The LORD turned my life around. He restored hope and peace of mind to my ebbing life. He gave me a reason to fight for the little one I was carrying inside, and for the first time after weeks of sleepless and sorrowful nights, I was able to have a sound sleep. God is always a prayer away. My problems did not magically disappear but God gave me a reason for living. He erased all the negative thoughts which I consistently had entertained and He replaced them with positive thoughts of life. Life is precious and it is worthy living.
Whenever we are faced with challenges, there will always be people around, some of these people will indeed give genuine counsel and they will also be supportive, understanding and loving too but the first counselor who we should always consult before seeking other opinions is God.
He invites us in Mathew 11:28 “Come to me all you who are weary and burdened and I will give you rest.”
It is along story but four years down the line, my life has never the same again.

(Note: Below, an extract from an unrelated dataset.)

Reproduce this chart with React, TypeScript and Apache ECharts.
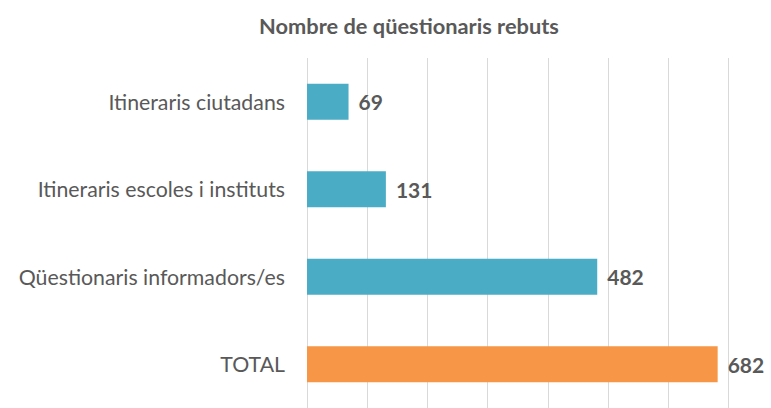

I thank God for rescuing me and for granting another chance to live again and to experience the beauty of being alive. The greatness of God is renewed every morning in our lives, my daughter is very beautiful, looks like me completely and she’s bright too, she loves books a lot, I guess she inherited that spirit from me. I know that at the right time my Mr. Right will show up and I will thank God for him. I’m hopeful in life and the future is sure bright because God is in the lead.
Thank you for reading, God bless you.